Rows from a dataset of charts and code:
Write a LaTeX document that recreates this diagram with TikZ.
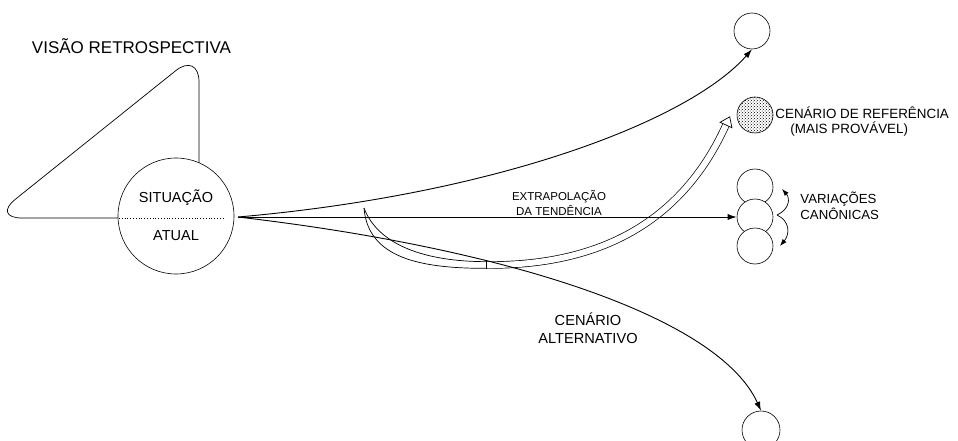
\documentclass[tikz,border=0pt]{standalone}
\usepackage{fontspec}
\setmainfont{Liberation Sans}
\usepackage{tikz}
\usetikzlibrary{arrows.meta,patterns}

\begin{document}
\begin{tikzpicture}[x=1pt, y=-1pt, line width=0.9pt,
	every node/.style={inner sep=0pt},
	bola/.style={circle, draw, fill=white, line width=0.6pt, minimum size=#1},
	seta/.style={-{Latex[length=9pt,width=6pt]}},
	setinha/.style={line width=0.7pt, -{Latex[length=7pt,width=5pt]}},
	fio/.style={line width=0.7pt},
	faixa/.style={line width=0.7pt, double, double distance=6pt},
	tam/.style={font=\fontsize{#1}{#1}\selectfont}]
	\useasboundingbox (0,0) rectangle (958,441);
	
	% visao retrospectiva
	\node[tam=17, anchor=base] at (131.5,53.3) {VISÃO RETROSPECTIVA};
	\draw[fio, rounded corners=30pt] (-8,218) -- (199,52) -- (199,218) -- cycle;
	\node[bola=116pt] (sit) at (176,216) {};
	\draw[dotted, line width=0.8pt] (119,218) -- (224,218);
	\node[tam=14.5, anchor=base] at (176,202) {SITUAÇÃO};
	\node[tam=14.5, anchor=base] at (176,240) {ATUAL};
	
	% cenarios
	\node[bola=36pt] (topo) at (752,31) {};
	\node[bola=36pt, pattern=crosshatch dots] (ref) at (755,115) {};
	\node[bola=36pt] (v1) at (755,187) {};
	\node[bola=36pt] (v2) at (755,217) {};
	\node[bola=36pt] (v3) at (755,246) {};
	\node[bola=38pt] (alt) at (761,430) {};
	
	% seta dupla
	\coordinate (bs) at (364,208);
	\coordinate (bm) at (486,265);
	\coordinate (bb) at (726,125);
	\coordinate (bt) at (729.7,116.8);
	\draw[fio] (bs) .. controls (368,258) and (420,268.4) .. (486,268.35);
	\draw[fio] (bs) .. controls (378,245) and (425,261.6) .. (486,261.65);
	\draw[faixa] (bm) .. controls (600,266) and (682,222) .. (bb);
	\draw[fio] (486,261.3) -- (486,268.7);
	\draw[fio, fill=white] (720.1,122.3) -- (bt) -- (731.9,127.7) -- cycle;
	
	\coordinate (o) at (238,217);
	\draw[seta] (o) .. controls (500,194) and (690,120) .. (topo.south);
	\draw[seta] (o) -- (v2.west);
	\draw[seta] (o) .. controls (520,250) and (720,320) .. (alt.north);
	
	% variacoes
	\coordinate (vc) at (777,215);
	\draw[setinha] (vc) .. controls (790,209) and (790,198) .. (782,189);
	\draw[setinha] (vc) .. controls (790,221) and (790,234) .. (780,246);
	
	\node[tam=11.5, anchor=base] at (559,200) {EXTRAPOLAÇÃO};
	\node[tam=11.5, anchor=base] at (559,215) {DA TENDÊNCIA};
	\node[tam=13.4, anchor=base west] at (775,119) {CENÁRIO DE REFERÊNCIA};
	\node[tam=13.4, anchor=base west] at (790,133.5) {(MAIS PROVÁVEL)};
	\node[tam=13.2, anchor=base west] at (800,203) {VARIAÇÕES};
	\node[tam=13.2, anchor=base west] at (800,219) {CANÔNICAS};
	\node[tam=14.6, anchor=base] at (588,325) {CENÁRIO};
	\node[tam=14.6, anchor=base] at (588,343) {ALTERNATIVO};
\end{tikzpicture}
\end{document}
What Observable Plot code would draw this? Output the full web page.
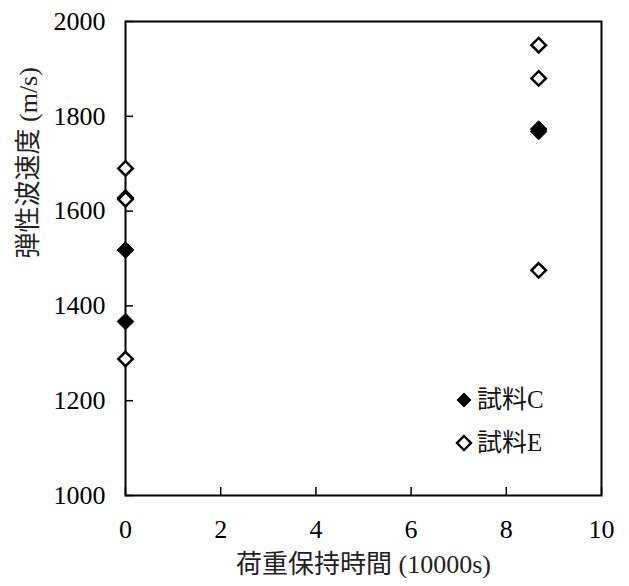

Work to complete: Pictures excluded, repeat the records exactly from their opening line through the line containing "(0,0) rectangle (958,441);".

Right answer:
Write a LaTeX document that recreates this diagram with TikZ.
\documentclass[tikz,border=0pt]{standalone}
\usepackage{fontspec}
\setmainfont{Liberation Sans}
\usepackage{tikz}
\usetikzlibrary{arrows.meta,patterns}

\begin{document}
\begin{tikzpicture}[x=1pt, y=-1pt, line width=0.9pt,
	every node/.style={inner sep=0pt},
	bola/.style={circle, draw, fill=white, line width=0.6pt, minimum size=#1},
	seta/.style={-{Latex[length=9pt,width=6pt]}},
	setinha/.style={line width=0.7pt, -{Latex[length=7pt,width=5pt]}},
	fio/.style={line width=0.7pt},
	faixa/.style={line width=0.7pt, double, double distance=6pt},
	tam/.style={font=\fontsize{#1}{#1}\selectfont}]
	\useasboundingbox (0,0) rectangle (958,441);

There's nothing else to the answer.